┌──
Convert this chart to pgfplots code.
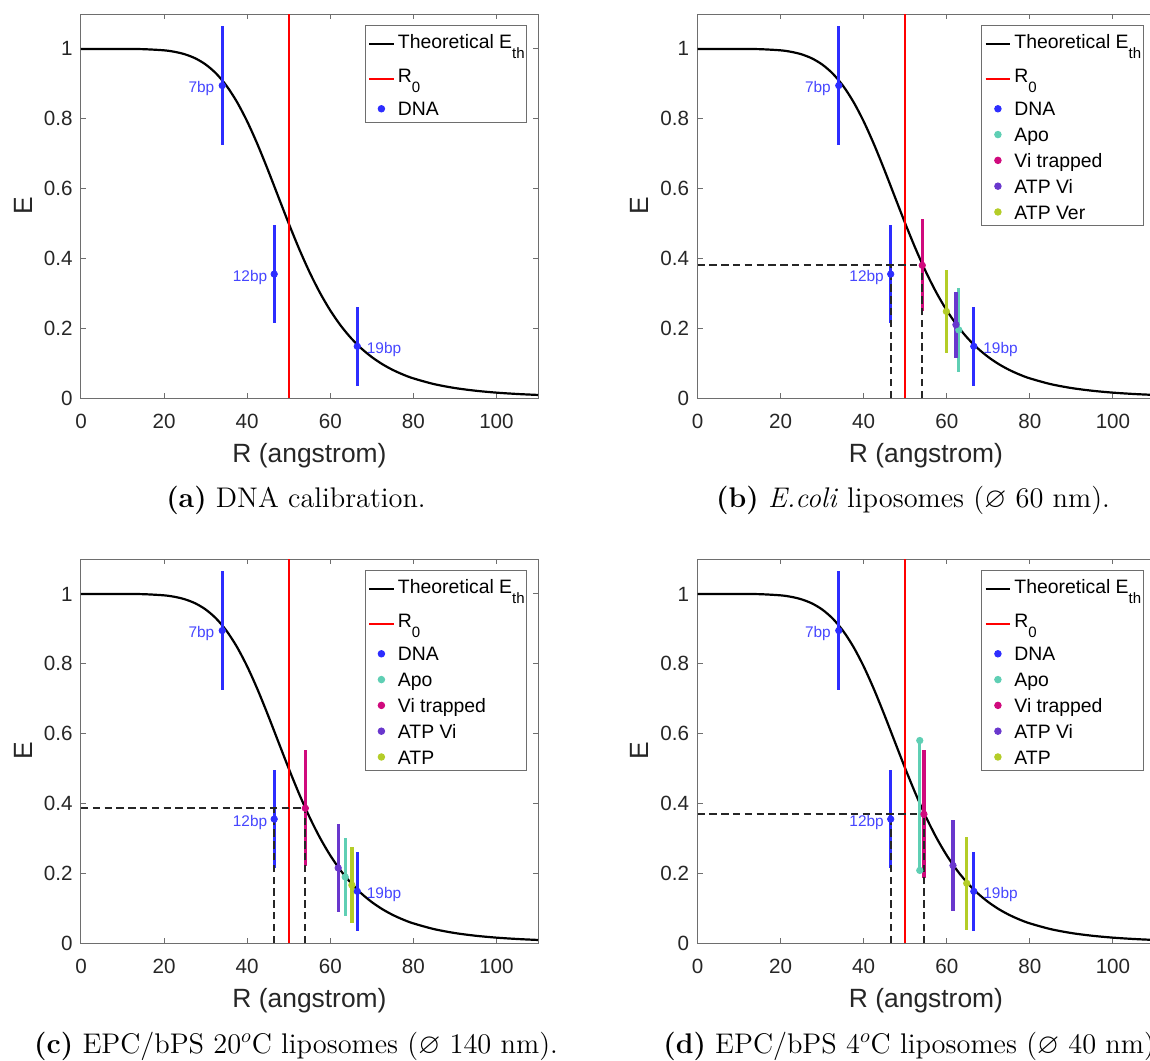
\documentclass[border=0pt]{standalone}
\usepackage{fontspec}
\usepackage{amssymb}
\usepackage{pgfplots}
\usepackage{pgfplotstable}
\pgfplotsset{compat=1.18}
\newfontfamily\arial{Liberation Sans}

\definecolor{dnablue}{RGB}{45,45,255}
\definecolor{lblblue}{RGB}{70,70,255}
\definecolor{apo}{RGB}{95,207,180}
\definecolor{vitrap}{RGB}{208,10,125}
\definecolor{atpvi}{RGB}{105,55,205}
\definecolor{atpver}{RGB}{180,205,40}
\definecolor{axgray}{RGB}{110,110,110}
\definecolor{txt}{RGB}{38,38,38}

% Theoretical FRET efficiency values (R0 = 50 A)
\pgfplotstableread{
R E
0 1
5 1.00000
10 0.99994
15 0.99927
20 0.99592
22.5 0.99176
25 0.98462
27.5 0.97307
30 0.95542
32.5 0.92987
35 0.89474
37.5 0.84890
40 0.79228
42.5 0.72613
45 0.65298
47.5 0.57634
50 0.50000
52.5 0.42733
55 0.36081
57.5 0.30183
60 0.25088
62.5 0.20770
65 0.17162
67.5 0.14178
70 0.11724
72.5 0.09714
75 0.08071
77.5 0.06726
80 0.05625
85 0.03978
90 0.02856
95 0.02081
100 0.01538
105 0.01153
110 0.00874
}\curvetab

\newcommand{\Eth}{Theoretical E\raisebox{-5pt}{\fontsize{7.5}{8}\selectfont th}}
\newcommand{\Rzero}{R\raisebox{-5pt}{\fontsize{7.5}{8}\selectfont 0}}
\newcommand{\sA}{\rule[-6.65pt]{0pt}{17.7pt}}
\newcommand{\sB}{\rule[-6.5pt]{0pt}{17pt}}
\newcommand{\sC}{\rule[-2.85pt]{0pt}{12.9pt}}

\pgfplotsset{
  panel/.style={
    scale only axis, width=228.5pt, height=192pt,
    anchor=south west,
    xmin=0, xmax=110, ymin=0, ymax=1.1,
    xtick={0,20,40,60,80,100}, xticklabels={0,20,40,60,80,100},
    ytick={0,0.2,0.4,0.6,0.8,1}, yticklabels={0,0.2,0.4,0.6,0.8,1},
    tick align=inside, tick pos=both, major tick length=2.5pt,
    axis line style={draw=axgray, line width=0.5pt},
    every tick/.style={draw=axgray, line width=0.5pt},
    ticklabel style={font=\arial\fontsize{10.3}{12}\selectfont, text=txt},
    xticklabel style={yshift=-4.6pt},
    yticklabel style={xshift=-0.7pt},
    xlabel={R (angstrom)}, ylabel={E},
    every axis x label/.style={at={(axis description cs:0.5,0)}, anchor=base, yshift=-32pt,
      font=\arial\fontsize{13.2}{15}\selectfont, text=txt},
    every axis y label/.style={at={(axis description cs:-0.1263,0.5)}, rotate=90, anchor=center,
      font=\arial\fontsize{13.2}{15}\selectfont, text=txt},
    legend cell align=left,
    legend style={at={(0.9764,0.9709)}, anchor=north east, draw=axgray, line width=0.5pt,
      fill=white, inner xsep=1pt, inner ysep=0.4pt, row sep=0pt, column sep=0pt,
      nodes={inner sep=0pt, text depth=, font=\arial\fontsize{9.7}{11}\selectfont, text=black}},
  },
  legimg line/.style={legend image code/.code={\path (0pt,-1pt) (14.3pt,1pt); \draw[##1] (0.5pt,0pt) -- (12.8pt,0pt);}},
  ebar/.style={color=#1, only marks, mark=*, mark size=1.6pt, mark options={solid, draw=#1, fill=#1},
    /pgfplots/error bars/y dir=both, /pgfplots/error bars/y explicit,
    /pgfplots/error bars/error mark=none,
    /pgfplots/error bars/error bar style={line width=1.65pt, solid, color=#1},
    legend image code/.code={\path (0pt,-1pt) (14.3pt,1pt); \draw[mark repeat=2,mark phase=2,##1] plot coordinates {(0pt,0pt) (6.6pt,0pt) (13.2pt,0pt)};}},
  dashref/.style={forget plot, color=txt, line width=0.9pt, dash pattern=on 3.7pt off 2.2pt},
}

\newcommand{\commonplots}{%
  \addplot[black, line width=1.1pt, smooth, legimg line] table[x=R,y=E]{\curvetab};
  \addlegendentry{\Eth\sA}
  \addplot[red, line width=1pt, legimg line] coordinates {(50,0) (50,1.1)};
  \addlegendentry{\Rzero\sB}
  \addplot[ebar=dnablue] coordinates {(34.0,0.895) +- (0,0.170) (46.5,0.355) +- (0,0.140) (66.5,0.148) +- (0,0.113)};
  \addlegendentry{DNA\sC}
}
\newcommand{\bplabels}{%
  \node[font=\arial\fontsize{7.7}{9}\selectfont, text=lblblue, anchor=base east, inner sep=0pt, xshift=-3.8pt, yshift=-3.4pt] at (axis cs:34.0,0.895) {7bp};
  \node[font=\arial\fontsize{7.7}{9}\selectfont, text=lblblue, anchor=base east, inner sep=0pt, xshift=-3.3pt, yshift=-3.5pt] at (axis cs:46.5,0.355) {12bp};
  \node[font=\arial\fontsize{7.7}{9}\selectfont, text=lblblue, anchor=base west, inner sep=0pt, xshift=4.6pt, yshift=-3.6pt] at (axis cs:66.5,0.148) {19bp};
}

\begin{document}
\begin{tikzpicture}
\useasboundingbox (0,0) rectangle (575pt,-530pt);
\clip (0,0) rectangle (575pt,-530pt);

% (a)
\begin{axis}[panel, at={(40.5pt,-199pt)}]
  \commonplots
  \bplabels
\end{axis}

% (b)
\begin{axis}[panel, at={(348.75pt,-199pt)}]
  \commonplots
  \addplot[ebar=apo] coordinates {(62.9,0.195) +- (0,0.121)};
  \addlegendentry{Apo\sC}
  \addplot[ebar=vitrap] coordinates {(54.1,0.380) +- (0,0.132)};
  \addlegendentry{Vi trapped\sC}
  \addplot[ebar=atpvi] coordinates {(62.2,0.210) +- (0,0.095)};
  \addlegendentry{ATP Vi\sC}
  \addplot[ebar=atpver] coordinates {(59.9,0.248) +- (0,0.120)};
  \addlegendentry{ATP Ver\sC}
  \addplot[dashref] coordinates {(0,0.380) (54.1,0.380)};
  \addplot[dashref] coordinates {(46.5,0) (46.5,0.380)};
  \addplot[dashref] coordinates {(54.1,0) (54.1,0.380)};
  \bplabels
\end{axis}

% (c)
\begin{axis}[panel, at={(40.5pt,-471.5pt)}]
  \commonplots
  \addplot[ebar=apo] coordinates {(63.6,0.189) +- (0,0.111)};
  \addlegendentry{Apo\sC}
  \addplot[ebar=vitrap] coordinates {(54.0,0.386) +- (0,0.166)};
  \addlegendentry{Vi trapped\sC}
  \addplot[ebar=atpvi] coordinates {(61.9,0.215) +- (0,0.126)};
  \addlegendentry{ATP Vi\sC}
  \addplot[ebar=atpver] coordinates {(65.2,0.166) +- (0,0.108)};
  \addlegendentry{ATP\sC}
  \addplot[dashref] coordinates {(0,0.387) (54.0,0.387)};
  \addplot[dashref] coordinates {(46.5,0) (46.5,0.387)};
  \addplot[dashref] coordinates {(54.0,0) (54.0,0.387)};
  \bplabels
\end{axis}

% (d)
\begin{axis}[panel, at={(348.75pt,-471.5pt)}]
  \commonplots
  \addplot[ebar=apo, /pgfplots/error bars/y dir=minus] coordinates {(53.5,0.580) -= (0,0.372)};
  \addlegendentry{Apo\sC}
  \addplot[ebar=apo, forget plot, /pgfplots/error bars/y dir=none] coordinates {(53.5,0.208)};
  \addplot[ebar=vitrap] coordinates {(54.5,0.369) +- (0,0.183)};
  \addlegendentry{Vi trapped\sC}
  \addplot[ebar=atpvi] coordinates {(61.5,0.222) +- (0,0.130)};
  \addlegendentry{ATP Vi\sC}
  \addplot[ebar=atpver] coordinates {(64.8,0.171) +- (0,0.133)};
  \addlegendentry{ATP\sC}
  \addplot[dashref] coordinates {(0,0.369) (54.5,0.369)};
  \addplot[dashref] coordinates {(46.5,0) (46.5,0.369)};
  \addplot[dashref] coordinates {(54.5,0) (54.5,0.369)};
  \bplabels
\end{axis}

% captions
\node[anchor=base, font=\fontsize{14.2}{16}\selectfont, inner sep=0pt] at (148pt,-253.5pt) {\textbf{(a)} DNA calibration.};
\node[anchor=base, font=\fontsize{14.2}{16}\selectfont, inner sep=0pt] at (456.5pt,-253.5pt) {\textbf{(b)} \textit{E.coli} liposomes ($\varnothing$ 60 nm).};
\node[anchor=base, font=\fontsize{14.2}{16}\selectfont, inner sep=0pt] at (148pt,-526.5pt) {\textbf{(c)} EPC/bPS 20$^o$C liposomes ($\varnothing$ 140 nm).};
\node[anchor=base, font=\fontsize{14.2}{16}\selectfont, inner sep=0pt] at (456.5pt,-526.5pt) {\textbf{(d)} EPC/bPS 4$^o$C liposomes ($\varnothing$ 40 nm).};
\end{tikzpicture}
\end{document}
└──
_DESCRIPTION OF THE TASK_
Copy out every line in the listing where the word "code" appears.

_ANSWER IN FULL_
Convert this chart to pgfplots code.
  legimg line/.style={legend image code/.code={\path (0pt,-1pt) (14.3pt,1pt); \draw[##1] (0.5pt,0pt) -- (12.8pt,0pt);}},
    legend image code/.code={\path (0pt,-1pt) (14.3pt,1pt); \draw[mark repeat=2,mark phase=2,##1] plot coordinates {(0pt,0pt) (6.6pt,0pt) (13.2pt,0pt)};}},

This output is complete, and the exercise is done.